Given a string of numbers and operators, return all possible results from computing all the different possible ways to group numbers and operators. The valid operators are+, - and *.
Example 1
Input: "2-1-1".
((2-1)-1) = 0 (2-(1-1)) = 2
Output: [0, 2]
Example 2
Input: "2*3-4*5"
(2*(3-(4*5))) = -34 ((2*3)-(4*5)) = -14 ((2*(3-4))*5) = -10 (2*((3-4)*5)) = -10 (((2*3)-4)*5) = 10
Output: [-34, -14, -10, -10, 10]
Credits:
Special thanks to @mithmatt for adding this problem and creating all test cases.

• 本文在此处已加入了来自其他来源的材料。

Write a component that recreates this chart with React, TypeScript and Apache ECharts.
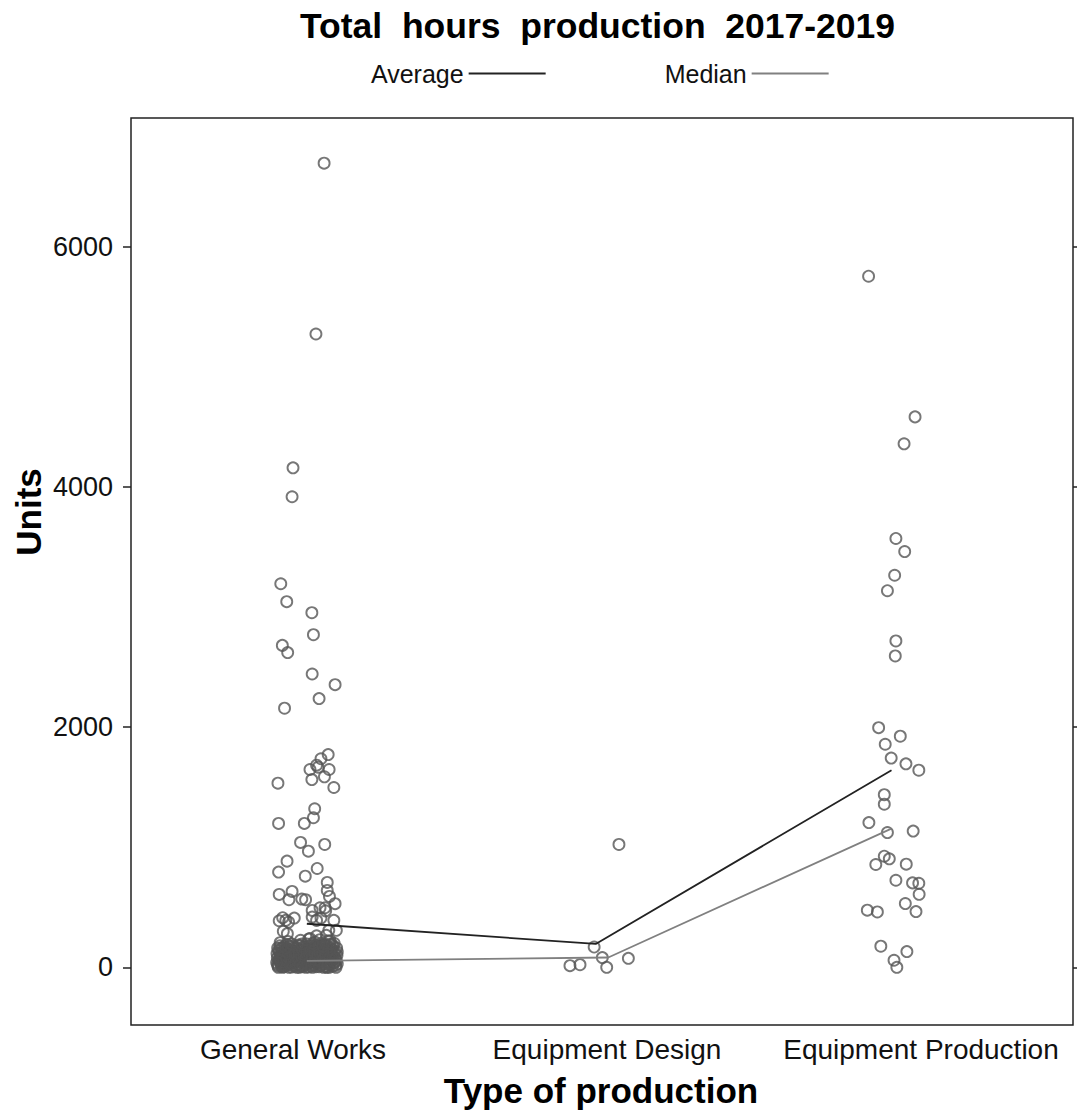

因爲需要用到 vector,所以選用了c++,代碼如下:
#include <iostream>
#include <vector>
#include <string>
#include <stdlib.h>
using namespace std;
class Solution {
public:
vector<int> diffWaysToCompute(string input) {
vector<int> result;
for(int i = 0; i < input.length(); i++) {
if(input[i] == '+' || input[i] == '-' || input[i] == '*') {
vector<int> left = diffWaysToCompute(input.substr(0,i));
vector<int> right = diffWaysToCompute(input.substr(i+1));
for(int j = 0 ; j < left.size(); j++) {
for(int k = 0; k < right.size(); k++) {
if(input[i] == '+') {
result.push_back(left[j] + right[k]);
} else if(input[i] == '-') {
result.push_back(left[j] - right[k]);
} else {
result.push_back(left[j] * right[k]);
}
}
}
}
}
if(result.empty())
result.push_back(atoi(input.c_str()));
return result;
}
};
int main() {
string input;
cin >> input;
Solution s;
vector<int> r = s.diffWaysToCompute(input);
for(vector<int>::iterator iter = r.begin(); iter != r.end(); ++iter) {
cout << *iter << endl;
}
return 0;
}暫時想到這,過第二遍的時候有好的算法再改進。